From the entries below, pull out each line where "with" appears.

* START Raw data *

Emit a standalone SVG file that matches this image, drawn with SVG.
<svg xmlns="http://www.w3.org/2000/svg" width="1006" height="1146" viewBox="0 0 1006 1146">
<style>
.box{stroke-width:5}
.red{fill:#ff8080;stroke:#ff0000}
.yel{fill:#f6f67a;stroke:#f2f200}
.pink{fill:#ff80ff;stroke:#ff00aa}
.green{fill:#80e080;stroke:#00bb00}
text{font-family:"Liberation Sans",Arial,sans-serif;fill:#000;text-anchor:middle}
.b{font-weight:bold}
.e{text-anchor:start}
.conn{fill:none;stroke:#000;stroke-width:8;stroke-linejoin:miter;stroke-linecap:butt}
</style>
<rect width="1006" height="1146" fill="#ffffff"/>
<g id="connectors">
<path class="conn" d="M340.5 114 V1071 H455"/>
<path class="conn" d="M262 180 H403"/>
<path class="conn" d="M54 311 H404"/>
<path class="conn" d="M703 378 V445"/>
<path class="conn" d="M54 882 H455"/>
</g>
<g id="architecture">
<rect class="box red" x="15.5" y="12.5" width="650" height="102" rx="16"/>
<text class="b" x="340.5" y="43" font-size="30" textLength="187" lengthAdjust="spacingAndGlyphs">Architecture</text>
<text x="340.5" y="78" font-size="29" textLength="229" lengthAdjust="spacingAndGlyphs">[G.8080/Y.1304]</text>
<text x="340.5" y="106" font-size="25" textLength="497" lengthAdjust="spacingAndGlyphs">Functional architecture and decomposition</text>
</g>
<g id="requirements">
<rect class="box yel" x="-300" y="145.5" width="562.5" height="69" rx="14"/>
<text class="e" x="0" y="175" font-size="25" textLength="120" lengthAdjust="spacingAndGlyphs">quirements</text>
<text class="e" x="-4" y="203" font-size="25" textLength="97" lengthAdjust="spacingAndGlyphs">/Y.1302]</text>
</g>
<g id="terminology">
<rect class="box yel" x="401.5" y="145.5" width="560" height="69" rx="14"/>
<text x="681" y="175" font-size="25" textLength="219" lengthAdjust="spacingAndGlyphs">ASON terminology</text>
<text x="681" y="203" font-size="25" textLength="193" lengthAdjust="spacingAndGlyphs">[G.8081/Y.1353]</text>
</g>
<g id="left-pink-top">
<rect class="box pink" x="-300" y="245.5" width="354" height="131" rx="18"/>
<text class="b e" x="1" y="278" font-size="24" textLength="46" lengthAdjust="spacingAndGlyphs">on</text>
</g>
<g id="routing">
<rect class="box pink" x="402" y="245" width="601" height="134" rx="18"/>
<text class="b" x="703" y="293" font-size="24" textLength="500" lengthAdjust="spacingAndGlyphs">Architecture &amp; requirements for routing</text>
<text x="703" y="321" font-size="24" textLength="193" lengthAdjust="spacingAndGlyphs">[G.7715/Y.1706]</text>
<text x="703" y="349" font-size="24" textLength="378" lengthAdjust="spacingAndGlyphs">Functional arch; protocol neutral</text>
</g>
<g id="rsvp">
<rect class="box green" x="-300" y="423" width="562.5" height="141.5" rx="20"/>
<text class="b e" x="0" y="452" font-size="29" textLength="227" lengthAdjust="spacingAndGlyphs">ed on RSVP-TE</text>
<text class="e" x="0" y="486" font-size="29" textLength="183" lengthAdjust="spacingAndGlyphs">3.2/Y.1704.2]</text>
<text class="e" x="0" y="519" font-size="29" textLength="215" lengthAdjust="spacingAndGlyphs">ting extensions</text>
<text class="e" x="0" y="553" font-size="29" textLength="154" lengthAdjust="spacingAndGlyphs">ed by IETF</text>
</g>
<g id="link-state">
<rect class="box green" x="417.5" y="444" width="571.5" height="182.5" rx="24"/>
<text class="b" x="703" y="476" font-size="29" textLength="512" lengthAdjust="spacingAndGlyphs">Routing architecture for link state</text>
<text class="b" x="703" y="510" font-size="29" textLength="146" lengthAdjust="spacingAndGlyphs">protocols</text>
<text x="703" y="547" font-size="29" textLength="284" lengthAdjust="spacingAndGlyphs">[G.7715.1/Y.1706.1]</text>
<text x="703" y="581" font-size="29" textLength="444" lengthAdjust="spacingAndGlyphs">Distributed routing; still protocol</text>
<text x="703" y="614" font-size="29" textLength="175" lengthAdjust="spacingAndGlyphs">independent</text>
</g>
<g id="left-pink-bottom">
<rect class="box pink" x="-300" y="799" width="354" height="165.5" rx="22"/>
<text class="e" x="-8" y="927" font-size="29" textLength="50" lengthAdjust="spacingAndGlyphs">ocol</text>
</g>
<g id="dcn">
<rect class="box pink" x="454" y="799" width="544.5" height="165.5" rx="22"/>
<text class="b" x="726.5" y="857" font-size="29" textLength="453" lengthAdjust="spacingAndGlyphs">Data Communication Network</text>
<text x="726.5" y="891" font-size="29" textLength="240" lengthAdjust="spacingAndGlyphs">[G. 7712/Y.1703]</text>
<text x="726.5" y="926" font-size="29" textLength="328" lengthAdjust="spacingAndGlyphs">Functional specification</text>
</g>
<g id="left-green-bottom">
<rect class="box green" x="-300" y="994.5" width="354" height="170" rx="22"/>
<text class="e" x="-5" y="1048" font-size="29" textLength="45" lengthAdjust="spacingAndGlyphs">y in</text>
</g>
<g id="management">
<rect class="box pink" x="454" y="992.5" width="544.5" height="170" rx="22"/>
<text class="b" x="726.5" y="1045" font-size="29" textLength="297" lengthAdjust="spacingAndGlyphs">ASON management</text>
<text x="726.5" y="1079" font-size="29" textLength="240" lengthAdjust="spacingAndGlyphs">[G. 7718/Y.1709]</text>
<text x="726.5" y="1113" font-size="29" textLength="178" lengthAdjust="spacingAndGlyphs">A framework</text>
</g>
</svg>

* END Raw data *
* START Raw data *

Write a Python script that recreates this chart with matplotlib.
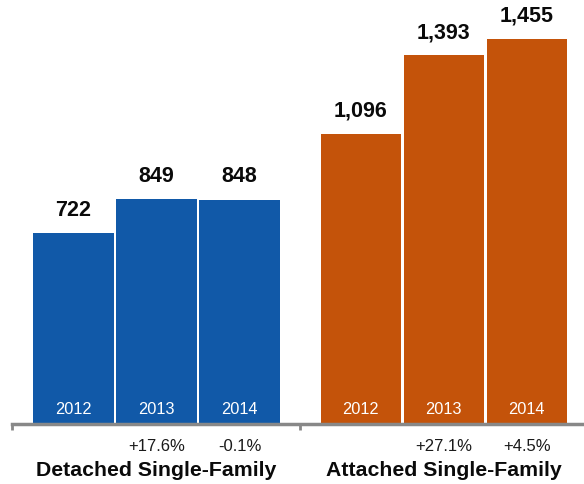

* END Raw data *

§ Response below
Emit a standalone SVG file that matches this image, drawn with SVG.
Write a Python script that recreates this chart with matplotlib.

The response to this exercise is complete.